In short, we would expect that considering the Riemannian manifold $(M,g)$ and the Riemannian manifold $(M,-g)$ leads to the same Maxwell equations, i.e. we would expect that $\newcommand{\imult}{\mathbin{\lrcorner}}$ $\newcommand{\hodge}{{*}}$ $\newcommand{\dif}{\mathrm{d}}$ \begin{equation} \begin{cases}\dif F=0\\\hodge\dif\hodge F=J^\flat\end{cases} \end{equation} is true for both metrics. However I think that this is not the case and I would like to know whether my reasoning is correct:
On the one hand, equations like $$F=\dif(A^\flat)$$ and $$f^\flat=qU\imult F$$ show that $F$ does depend on the signature: If $F$ is the EM tensor w.r.t. to one signature, then $-F$ is the EM tensor w.r.t. the other signature.
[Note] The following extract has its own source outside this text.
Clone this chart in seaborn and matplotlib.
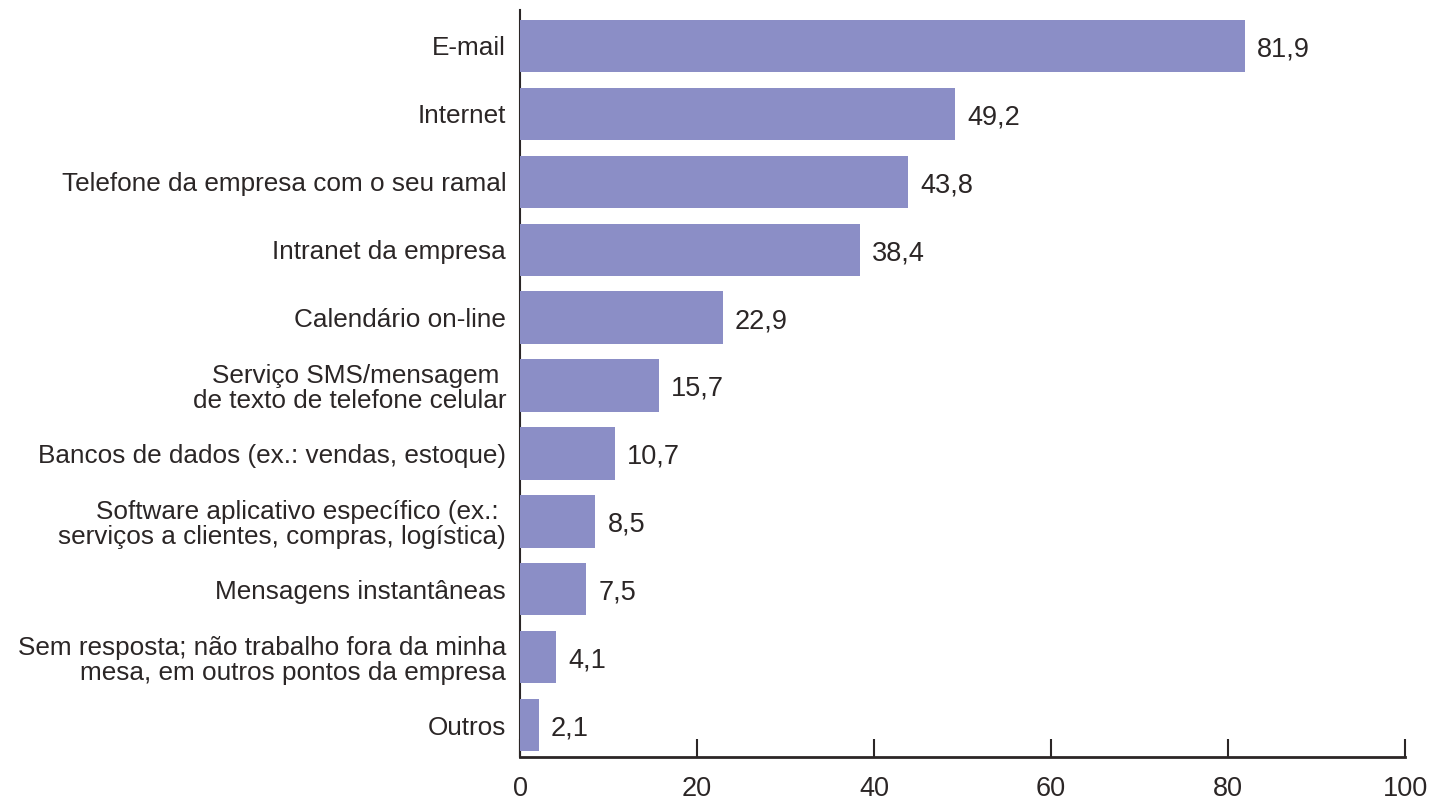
import pandas as pd
import matplotlib
matplotlib.use("Agg")
import matplotlib.pyplot as plt
import seaborn as sns


categorias = [
    "E-mail",
    "Internet",
    "Telefone da empresa com o seu ramal",
    "Intranet da empresa",
    "Calendário on-line",
    "Serviço SMS/mensagem \nde texto de telefone celular",
    "Bancos de dados (ex.: vendas, estoque)",
    "Software aplicativo específico (ex.: \nserviços a clientes, compras, logística)",
    "Mensagens instantâneas",
    "Sem resposta; não trabalho fora da minha\nmesa, em outros pontos da empresa",
    "Outros",
]
valores = [81.9, 49.2, 43.8, 38.4, 22.9, 15.7, 10.7, 8.5, 7.5, 4.1, 2.1]
xticks = [0, 20, 40, 60, 80, 100]

df = pd.DataFrame({"categoria": categorias, "valor": valores})

sns.set_style("white")
plt.rcParams["font.family"] = ["Liberation Sans", "DejaVu Sans"]

texto = "#2b2626"
fig = plt.figure(figsize=(14.33, 8.05), dpi=100)
ax = fig.add_axes([0.3629, 0.0596, 0.6176, 0.928])

sns.barplot(data=df, y="categoria", x="valor", orient="h",
            color="#8b8ec6", saturation=1, width=0.77, ax=ax, zorder=3,
            linewidth=0, edgecolor="none")

for i, v in enumerate(valores):
    ax.text(v + 1.4, i + 0.05, f"{v:.1f}".replace(".", ","),
            va="center", ha="left", fontsize=19.5, color=texto)

ax.set_xlim(0, 100)
ax.set_ylim(10.47, -0.53)
ax.set_xticks(xticks)
ax.set_xticklabels([str(t) for t in xticks], fontsize=19.5, color=texto)
ax.set_yticks(range(len(categorias)))
ax.set_yticklabels(categorias, fontsize=18.8, color=texto, linespacing=1.05)
ax.set_xlabel("")
ax.set_ylabel("")

ax.tick_params(axis="x", bottom=True, direction="in", length=13, width=1.5,
               color=texto, pad=14)
ax.tick_params(axis="y", left=False, length=0, pad=10)

ax.spines["top"].set_visible(False)
ax.spines["right"].set_visible(False)
ax.spines["left"].set_color(texto)
ax.spines["left"].set_linewidth(1.5)
ax.spines["left"].set_zorder(1)
ax.spines["bottom"].set_color(texto)
ax.spines["bottom"].set_linewidth(2)
ax.spines["bottom"].set_zorder(4)

fig.savefig("out.png", dpi=100)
However, then \begin{equation}\tag{1} \hodge\dif\hodge F=J^\flat \end{equation} is not invariant under a change of the signature: $(1)$ is equivalent to \begin{equation} \dif\hodge F=*J^\flat \end{equation} and we see that the RHS is independent of the signature, but the LHS does depend on the signature because $F$ does (the $*$ on $\Omega^2$ and $\dif$ do not depend on the signature).
In summary, the equality can only hold for one signature - as I said, I think that $(+---)$ is the "correct" one. Am I right?
$^1$ I think that $\dif\hodge F=-{*}J^\flat$ for the other signature.